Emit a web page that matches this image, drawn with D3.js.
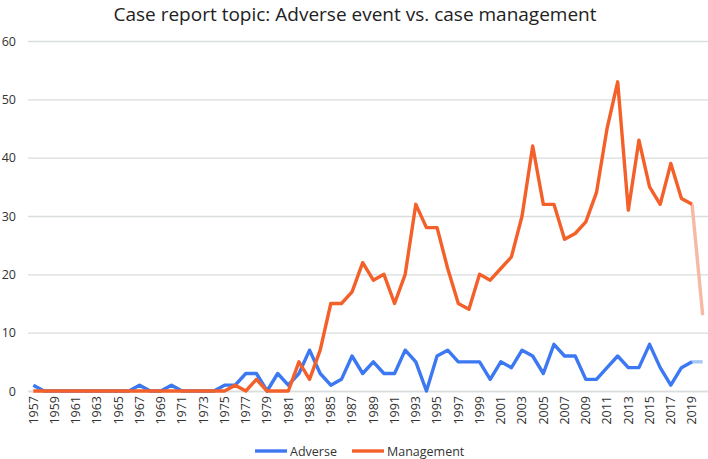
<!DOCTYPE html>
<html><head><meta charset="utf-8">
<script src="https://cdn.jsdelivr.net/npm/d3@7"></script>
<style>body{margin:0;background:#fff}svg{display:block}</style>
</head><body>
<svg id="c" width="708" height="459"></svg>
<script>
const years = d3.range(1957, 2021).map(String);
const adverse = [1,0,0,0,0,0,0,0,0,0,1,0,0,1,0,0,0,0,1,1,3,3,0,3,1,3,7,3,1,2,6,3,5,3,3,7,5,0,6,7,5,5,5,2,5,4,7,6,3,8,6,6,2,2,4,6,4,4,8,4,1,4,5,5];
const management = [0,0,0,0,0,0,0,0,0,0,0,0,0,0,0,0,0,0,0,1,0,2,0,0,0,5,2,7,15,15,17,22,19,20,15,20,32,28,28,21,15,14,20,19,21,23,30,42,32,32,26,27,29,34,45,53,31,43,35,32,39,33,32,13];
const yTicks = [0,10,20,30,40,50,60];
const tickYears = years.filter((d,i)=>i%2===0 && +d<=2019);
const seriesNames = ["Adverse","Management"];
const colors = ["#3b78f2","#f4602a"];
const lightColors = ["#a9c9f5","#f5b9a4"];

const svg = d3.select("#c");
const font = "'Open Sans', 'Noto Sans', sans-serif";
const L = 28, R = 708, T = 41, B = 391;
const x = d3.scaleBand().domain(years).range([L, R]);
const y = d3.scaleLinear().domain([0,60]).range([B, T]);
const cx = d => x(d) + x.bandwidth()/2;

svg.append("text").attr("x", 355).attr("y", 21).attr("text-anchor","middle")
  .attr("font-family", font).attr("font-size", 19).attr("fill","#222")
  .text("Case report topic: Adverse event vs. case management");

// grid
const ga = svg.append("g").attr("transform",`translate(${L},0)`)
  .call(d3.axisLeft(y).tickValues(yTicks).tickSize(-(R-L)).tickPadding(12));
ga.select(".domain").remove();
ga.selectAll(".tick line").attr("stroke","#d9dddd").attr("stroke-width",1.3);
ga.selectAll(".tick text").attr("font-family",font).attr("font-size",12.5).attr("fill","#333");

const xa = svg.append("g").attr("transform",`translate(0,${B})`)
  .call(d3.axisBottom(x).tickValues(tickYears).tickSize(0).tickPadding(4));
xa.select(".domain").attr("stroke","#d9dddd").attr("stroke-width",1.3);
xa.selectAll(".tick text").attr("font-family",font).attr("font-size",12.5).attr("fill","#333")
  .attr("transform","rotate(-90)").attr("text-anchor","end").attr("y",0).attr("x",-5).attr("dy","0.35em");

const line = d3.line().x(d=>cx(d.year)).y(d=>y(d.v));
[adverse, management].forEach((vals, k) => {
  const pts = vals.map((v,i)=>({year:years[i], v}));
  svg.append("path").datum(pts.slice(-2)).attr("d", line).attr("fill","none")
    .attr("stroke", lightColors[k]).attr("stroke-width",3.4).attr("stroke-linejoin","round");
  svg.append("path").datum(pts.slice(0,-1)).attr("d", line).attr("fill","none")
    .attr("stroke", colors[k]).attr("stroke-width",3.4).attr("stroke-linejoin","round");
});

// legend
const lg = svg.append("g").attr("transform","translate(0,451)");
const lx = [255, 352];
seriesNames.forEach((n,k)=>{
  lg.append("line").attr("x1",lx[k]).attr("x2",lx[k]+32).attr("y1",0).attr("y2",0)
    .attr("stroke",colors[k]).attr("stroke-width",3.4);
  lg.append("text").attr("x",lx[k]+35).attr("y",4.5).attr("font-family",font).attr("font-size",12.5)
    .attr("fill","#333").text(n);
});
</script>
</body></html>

= = = = =

Print the complete listing exactly as it stands, without its pictures.

Emit a web page that matches this image, drawn with D3.js.
<!DOCTYPE html>
<html><head><meta charset="utf-8">
<script src="https://cdn.jsdelivr.net/npm/d3@7"></script>
<style>body{margin:0;background:#fff}svg{display:block}</style>
</head><body>
<svg id="c" width="708" height="459"></svg>
<script>
const years = d3.range(1957, 2021).map(String);
const adverse = [1,0,0,0,0,0,0,0,0,0,1,0,0,1,0,0,0,0,1,1,3,3,0,3,1,3,7,3,1,2,6,3,5,3,3,7,5,0,6,7,5,5,5,2,5,4,7,6,3,8,6,6,2,2,4,6,4,4,8,4,1,4,5,5];
const management = [0,0,0,0,0,0,0,0,0,0,0,0,0,0,0,0,0,0,0,1,0,2,0,0,0,5,2,7,15,15,17,22,19,20,15,20,32,28,28,21,15,14,20,19,21,23,30,42,32,32,26,27,29,34,45,53,31,43,35,32,39,33,32,13];
const yTicks = [0,10,20,30,40,50,60];
const tickYears = years.filter((d,i)=>i%2===0 && +d<=2019);
const seriesNames = ["Adverse","Management"];
const colors = ["#3b78f2","#f4602a"];
const lightColors = ["#a9c9f5","#f5b9a4"];

const svg = d3.select("#c");
const font = "'Open Sans', 'Noto Sans', sans-serif";
const L = 28, R = 708, T = 41, B = 391;
const x = d3.scaleBand().domain(years).range([L, R]);
const y = d3.scaleLinear().domain([0,60]).range([B, T]);
const cx = d => x(d) + x.bandwidth()/2;

svg.append("text").attr("x", 355).attr("y", 21).attr("text-anchor","middle")
  .attr("font-family", font).attr("font-size", 19).attr("fill","#222")
  .text("Case report topic: Adverse event vs. case management");

// grid
const ga = svg.append("g").attr("transform",`translate(${L},0)`)
  .call(d3.axisLeft(y).tickValues(yTicks).tickSize(-(R-L)).tickPadding(12));
ga.select(".domain").remove();
ga.selectAll(".tick line").attr("stroke","#d9dddd").attr("stroke-width",1.3);
ga.selectAll(".tick text").attr("font-family",font).attr("font-size",12.5).attr("fill","#333");

const xa = svg.append("g").attr("transform",`translate(0,${B})`)
  .call(d3.axisBottom(x).tickValues(tickYears).tickSize(0).tickPadding(4));
xa.select(".domain").attr("stroke","#d9dddd").attr("stroke-width",1.3);
xa.selectAll(".tick text").attr("font-family",font).attr("font-size",12.5).attr("fill","#333")
  .attr("transform","rotate(-90)").attr("text-anchor","end").attr("y",0).attr("x",-5).attr("dy","0.35em");

const line = d3.line().x(d=>cx(d.year)).y(d=>y(d.v));
[adverse, management].forEach((vals, k) => {
  const pts = vals.map((v,i)=>({year:years[i], v}));
  svg.append("path").datum(pts.slice(-2)).attr("d", line).attr("fill","none")
    .attr("stroke", lightColors[k]).attr("stroke-width",3.4).attr("stroke-linejoin","round");
  svg.append("path").datum(pts.slice(0,-1)).attr("d", line).attr("fill","none")
    .attr("stroke", colors[k]).attr("stroke-width",3.4).attr("stroke-linejoin","round");
});

// legend
const lg = svg.append("g").attr("transform","translate(0,451)");
const lx = [255, 352];
seriesNames.forEach((n,k)=>{
  lg.append("line").attr("x1",lx[k]).attr("x2",lx[k]+32).attr("y1",0).attr("y2",0)
    .attr("stroke",colors[k]).attr("stroke-width",3.4);
  lg.append("text").attr("x",lx[k]+35).attr("y",4.5).attr("font-family",font).attr("font-size",12.5)
    .attr("fill","#333").text(n);
});
</script>
</body></html>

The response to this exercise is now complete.